FRIDAY, April 22, 2005 (HealthDay News) -- It may be nearly a half-century old, but the cardiac pacemaker just keeps on ticking, pepping up desultory hearts quietly and efficiently. The advent of the implantable battery-powered pacemaker is considered one of the singular medical achievements of the 20th century.
But it's not your father's pacemaker any more. Almost without notice, the little device to regulate the heart rate has gotten some zip from 21st century electronic wizardry. These days, the newest versions of the pacemaker keep the heart beating at just the right speed with electronic leads placed on both the organ's upper chambers (the atria) and one of the lower chambers (the right ventricle). The older versions generally did their work via a single electrode placed on the right ventricle, occasionally the right atrium.
Why is this important, you may ask. It all has to do with the electrical activity of the heart and how, when it goes awry, to best mimic the natural physiology artificially with a battery-operated stimulator. Easy to say, hard to do.
For some time now, the atrial version of the pacemaker, known as the dual-chamber device, has taken over the market for the 600,000 or so patients who get a device implanted every year. Cardiologists assumed that the newer device's more physiological approach had a variety of advantages -- among them reducing the risk of heart failure and stroke and improving quality of life. They also assumed it extended life.
In fact, several large studies suggested a modest benefit for all these and others, except that life expectancy was essentially unchanged. But as the dual-chamber pacemaker was about $3,000 more expensive, the question arose as to whether the modest clinical improvements were worth the extra money.
Now, for at least one major reason that people are given pacemakers, the answer appears to be yes, as measured by a complicated formula called quality-adjusted life years gained. This problem is called sick sinus syndrome. It refers to the sinus node, the bundle of specialized cells in the right atrial wall that form the body's natural pacemaker.
The cost-benefit study was published in the Jan. 4 issue of Circulation, the journal of the American Heart Association. It found that the dual-chamber device had a greater cost-benefit advantage than a number of other interventions in cardiology. Over a projected lifetime, particularly beyond four years, it actually saved money in hospitalization and other medical costs compared with the single-chamber device.
Meanwhile, a small study published in The Lancet suggested that pacemakers could help epileptics with a high risk of sudden death, a rare outcome of epilepsy.

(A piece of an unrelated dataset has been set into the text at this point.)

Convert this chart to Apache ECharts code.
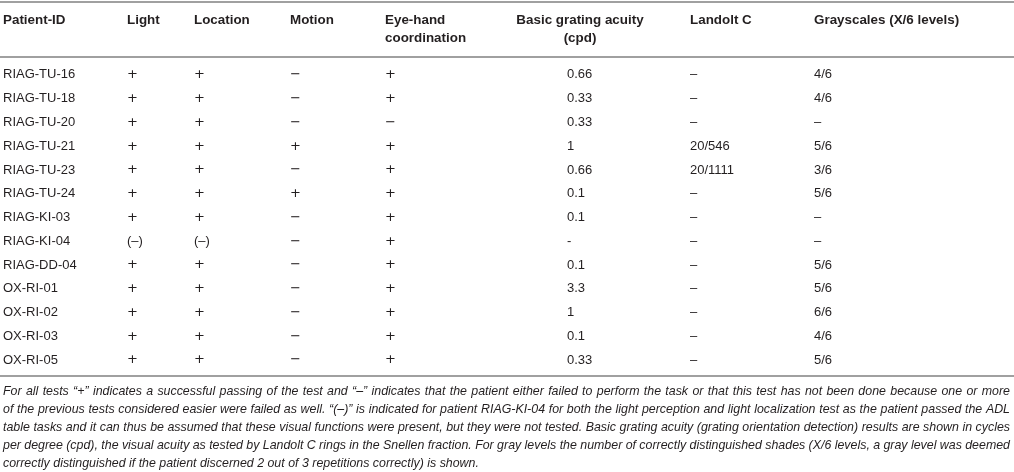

Twenty patients with severe epilepsy were monitored for 22 months with implanted devices that recorded heart rates. Sixteen had frequent episodes of abnormally rapid heart rates, though they were not life-threatening. The other four patients, however, had bouts of abnormally slow heart rates, which were dangerous. Those four were given pacemakers.
Although the practicality of finding those with epilepsy who are at risk of sudden death was not clear, neurologists were intrigued by the possibilities. About one in every 1,000 persons with epilepsy dies each year of what is called SUDEP, sudden unexplained death in epilepsy, and the incidence of sudden death increases with the severity of the condition. For patients whose epilepsy is severe enough to require surgery, the annual SUDEP death rate is 1 percent.
Finally, there was a byte of good news for the three million Americans living with pacemakers. The devices appear to be standing up well to the wireless age, according to a Mayo Clinic study.
Doctors there undertook the study to avoid risking danger to patients with an implanted pacemaker. They wanted to make sure that wireless networks they set up at the clinic were not affecting the sophisticated pacemaker circuitry with electromagnetic interference. All systems were "go."